# Task #2: join two datasets using implemented map-reduce framework

There are two datasets:

- data/users dataset with columns "id" and "country"
- data/clicks dataset with columns "date", "user_id" and "click_target"
We'd like to produce a new dataset called data/filtered_clicks that includes only those clicks that belong to users from Lithuania (country=LT).

Let's import some functions and libraries from our previous task. (Task1)

- read_csv: to read the content of CSV files
- group_by_key: to group mapped data by key (date or user_id)
- write_output: to write the results to an output CSV file
- glob: to search for files matching a specified pattern
- os: to interact with the operating system, e.g., create directories and handle file paths

In [13]:
import nbimporter # Import jupyter notebook functions from previous code.
from Task1 import read_csv, group_by_key, write_output, glob, os

In [14]:
os.makedirs('data/filtered_clicks', exist_ok=True)

In [15]:
def map_reduce(mappers, reducer, output):
    mapped_data = []
 
    # For each dataset and corresponding mapper function, the data is read from CSV files, mapped using the mapper function, 
    # and then added to the mapped_data list.
    for dataset, mapper in mappers.items():
        data = read_csv(glob.glob(os.path.join(dataset, '*.csv')))
        mapped_data.extend(mapper(data))
    
    # The grouped_data dictionary is created by calling the group_by_key function on the mapped_data list.
    grouped_data = group_by_key(mapped_data)

    reduced_data = []

    # For each key and values, the reducer function is called and the result is added to the reduced_data list.
    for key, values in grouped_data.items():
        reduced_data.extend(reducer(key, values))

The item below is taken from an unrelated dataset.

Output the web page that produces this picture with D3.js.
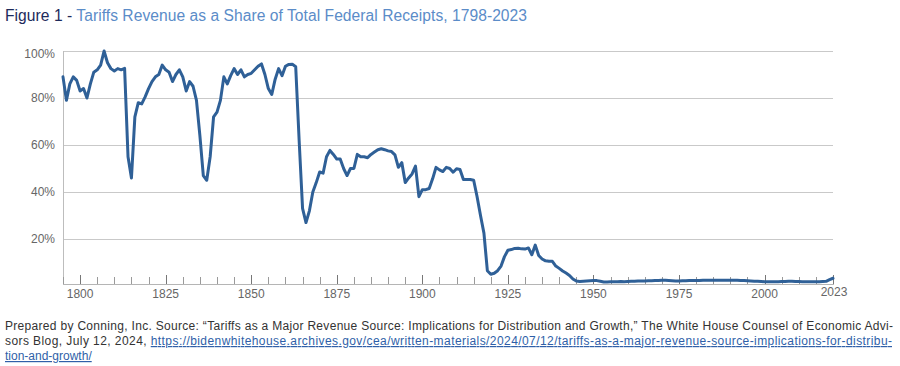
<!DOCTYPE html>
<html>
<head>
<meta charset="utf-8">
<script src="https://cdn.jsdelivr.net/npm/d3@7"></script>
<style>
  body { margin: 0; background: #fff; }
  svg { display: block; font-family: "Liberation Sans", Arial, sans-serif; }
  .yLabel, .xLabel { fill: #666; font-size: 12px; }
  .foot { fill: #333; font-size: 12px; }
  .link { fill: #2f5fa8; text-decoration: underline; }
</style>
</head>
<body>
<svg id="chart" width="900" height="366"></svg>
<script>
// years as read on the chart's own axis (first point at the left edge, last at the right)
const firstYear = 1795;
const shares = [
  89, 79, 86, 89, 87.5, 83, 84, 80, 86, 91,            // 1795-1804
  92, 94, 100, 95, 92.5, 91.5, 92.5, 92, 92.6, 55,     // 1805-1814
  46, 72, 78, 77.5, 80.5, 84, 87, 89, 90, 94,          // 1815-1824
  92, 91, 87, 90, 92, 89, 83, 87, 85, 79,              // 1825-1834
  64, 47, 45, 55, 72, 74, 79, 89, 86, 89.5,            // 1835-1844
  92.5, 90, 92, 89, 90, 90.5, 92, 93.5, 94.5, 90,      // 1845-1854
  84, 81.5, 88, 92.5, 89.5, 93.5, 94.3, 94.4, 93.3, 62, // 1855-1864
  33, 27, 32, 40, 44, 48.5, 48, 55, 57.7, 56,          // 1865-1874
  54, 54, 50, 47, 50, 50, 56, 55, 55, 54.6,            // 1875-1884
  56, 57, 58, 58.4, 58, 57.5, 57.2, 55.8, 50.5, 52.5,  // 1885-1894
  44, 46, 47.7, 51, 38, 41, 41, 41.5, 45.6, 50.5,      // 1895-1904
  49.4, 48.7, 50.5, 50, 48.4, 49.9, 49.6, 45.3, 45.3, 45.3, // 1905-1914
  45, 38, 30, 22.5, 6.5, 5, 5.4, 6.5, 8.5, 12.5,       // 1915-1924
  15.2, 15.5, 16, 16.1, 15.8, 15.7, 16.2, 13.3, 17.4, 13, // 1925-1934
  11.5, 10.7, 10.5, 10.5, 8.5, 7.5, 6.4, 5.5, 4.5, 3,  // 1935-1944
  2.1, 1.9, 2.0, 2.1, 2.2, 2.3, 2.3, 2.0, 1.7, 1.7,    // 1945-1954
  1.8, 1.8, 1.8, 1.9, 1.8, 1.9, 2.0, 2.0, 2.1, 2.1,    // 1955-1964
  2.1, 2.2, 2.2, 2.3, 2.3, 2.4, 2.4, 2.3, 2.2, 2.1,    // 1965-1974
  2.1, 2.2, 2.2, 2.3, 2.3, 2.3, 2.3, 2.4, 2.4, 2.4,    // 1975-1984
  2.5, 2.5, 2.4, 2.4, 2.4, 2.4, 2.4, 2.4, 2.3, 2.3,    // 1985-1994
  2.2, 2.1, 2.0, 2.0, 1.9, 1.8, 1.8, 1.8, 1.8, 1.8,    // 1995-2004
  1.9, 1.9, 2.0, 2.0, 1.9, 1.9, 1.8, 1.8, 1.8, 1.8,    // 2005-2014
  1.8, 1.8, 1.9, 2.0, 2.7, 3.3                         // 2015-2020
];
const yTicks = [20, 40, 60, 80, 100];
const xMajor = [1800, 1825, 1850, 1875, 1900, 1925, 1950, 1975, 2000];
const endLabel = "2023";

const titleLead = "Figure 1 - ";
const titleText = "Tariffs Revenue as a Share of Total Federal Receipts, 1798-2023";

const footLines = [
  "Prepared by Conning, Inc. Source: \u201cTariffs as a Major Revenue Source: Implications for Distribution and Growth,\u201d The White House Counsel of Economic Advi-",
  "sors Blog, July 12, 2024, ",
  "https://bidenwhitehouse.archives.gov/cea/written-materials/2024/07/12/tariffs-as-a-major-revenue-source-implications-for-distribu-",
  "tion-and-growth/"
];

let data = shares.map(function(v, i) {
  return { year: firstYear + i, value: v };
});

const svg = d3.select('#chart');
const plotLeft = 63, plotRight = 833, plotTop = 51, plotBottom = 284;

let x = d3.scaleLinear()
  .domain([firstYear, firstYear + shares.length - 1])
  .range([plotLeft, plotRight]);

let y = d3.scaleLinear()
  .domain([0, 100])
  .range([286, plotTop]);

//title
let title = svg.append('text')
  .attr('x', 5)
  .attr('y', 21)
  .attr('textLength', 522)
  .attr('lengthAdjust', 'spacing')
  .style('font-size', '15.6px');
title.append('tspan').attr('fill', '#1d2a5b').text(titleLead);
title.append('tspan').attr('fill', '#5b8cc8').text(titleText);

//grid
svg.append('g')
  .selectAll('line')
  .data(yTicks)
  .enter()
  .append('line')
  .attr('x1', plotLeft)
  .attr('x2', plotRight)
  .attr('y1', function(d) { return Math.round(y(d)) + 0.5; })
  .attr('y2', function(d) { return Math.round(y(d)) + 0.5; })
  .attr('stroke', '#c9c9c9')
  .attr('stroke-width', 1);

svg.append('g')
  .selectAll('text')
  .data(yTicks)
  .enter()
  .append('text')
  .classed('yLabel', true)
  .attr('x', 55)
  .attr('y', function(d) { return d == 100 ? y(d) + 3 : y(d); })
  .attr('dy', '0.35em')
  .attr('text-anchor', 'end')
  .text(function(d) { return d + '%'; });

//axes lines
svg.append('line')
  .attr('x1', plotLeft + 0.5).attr('x2', plotLeft + 0.5)
  .attr('y1', plotTop).attr('y2', plotBottom)
  .attr('stroke', '#bdbdbd');

svg.append('line')
  .attr('x1', plotLeft).attr('x2', plotRight + 1)
  .attr('y1', plotBottom + 0.5).attr('y2', plotBottom + 0.5)
  .attr('stroke', '#b5b5b5');

//ticks every 5 years, labelled every 25
let minor = d3.range(firstYear, firstYear + shares.length, 5);
svg.append('g')
  .selectAll('line')
  .data(minor)
  .enter()
  .append('line')
  .attr('x1', function(d) { return Math.round(x(d)) + 0.5; })
  .attr('x2', function(d) { return Math.round(x(d)) + 0.5; })
  .attr('y1', plotBottom)
  .attr('y2', function(d) { return xMajor.indexOf(d) >= 0 ? plotBottom - 9 : plotBottom - 7; })
  .attr('stroke', function(d) { return xMajor.indexOf(d) >= 0 ? '#777' : '#9a9a9a'; });

svg.append('g')
  .selectAll('text')
  .data(xMajor)
  .enter()
  .append('text')
  .classed('xLabel', true)
  .attr('x', function(d) { return x(d); })
  .attr('y', 298)
  .attr('text-anchor', 'middle')
  .text(function(d) { return d; });

svg.append('line')
  .attr('x1', plotRight + 0.5).attr('x2', plotRight + 0.5)
  .attr('y1', plotBottom - 9).attr('y2', plotBottom)
  .attr('stroke', '#777');

svg.append('text')
  .classed('xLabel', true)
  .attr('x', plotRight + 1)
  .attr('y', 296)
  .attr('text-anchor', 'middle')
  .text(endLabel);

//the series
let line = d3.line()
  .x(function(d) { return x(d.year); })
  .y(function(d) { return y(d.value); });

svg.append('path')
  .datum(data)
  .attr('d', line)
  .attr('fill', 'none')
  .attr('stroke', '#2f6097')
  .attr('stroke-width', 3)
  .attr('stroke-linejoin', 'round')
  .attr('stroke-linecap', 'round');

//footnote, justified like the source
svg.append('text')
  .classed('foot', true)
  .attr('x', 5).attr('y', 330)
  .attr('textLength', 888)
  .attr('lengthAdjust', 'spacing')
  .text(footLines[0]);

let foot2 = svg.append('text')
  .classed('foot', true)
  .attr('x', 5).attr('y', 345)
  .attr('textLength', 887)
  .attr('lengthAdjust', 'spacing');
foot2.append('tspan').text(footLines[1]);
foot2.append('tspan').classed('link', true).text(footLines[2]);

svg.append('text')
  .classed('foot', true)
  .attr('x', 5).attr('y', 360)
  .append('tspan')
  .classed('link', true)
  .text(footLines[3]);
</script>
</body>
</html>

    # The final output is written to the specified output file.
    write_output(output, reduced_data, fieldnames=['date', 'user_id', 'click_target'])


# The map_users and map_clicks functions are defined to map the user and click data, 
# They filter the data based on the specified conditions and return the mapped data.
def map_users(users):
    return [
        {"key": user["id"], "value": {**user, "table": "users"}}
        for user in users if user["country"] == "LT"
    ]


def map_clicks(clicks):
    return [
        {"key": click["user_id"], "value": {**click, "table": "clicks"}}
        for click in clicks
    ]

# reduce_join function is defined to join the user and click data based on the user_id. 
# It first finds the user data in the values and then iterates over the click data to create the final output.

def reduce_join(key, values):
    user = next((value for value in values if value["table"] == "users"), None)

    return [
        {"date": click["date"], "user_id": click["user_id"], "click_target": click["click_target"]}
        for click in values if click["table"] == "clicks" and user is not None
    ]


# function is called with the specified mappers and reducer functions, and the output file path.
map_reduce(
    mappers={
        "data/users": map_users,
        "data/clicks": map_clicks,
    },
    reducer=reduce_join,
    output="data/filtered_clicks/filtered_output.csv",
)

This code performs a MapReduce operation on given datasets using specified mapper and reducer functions. The map_reduce function reads and processes the data, creating intermediate mapped data that is then grouped by a key. The reducer function is applied to the grouped data, and the results are written to a specified output file. The example demonstrates the usage of this framework to join and filter user and click data based on specified conditions.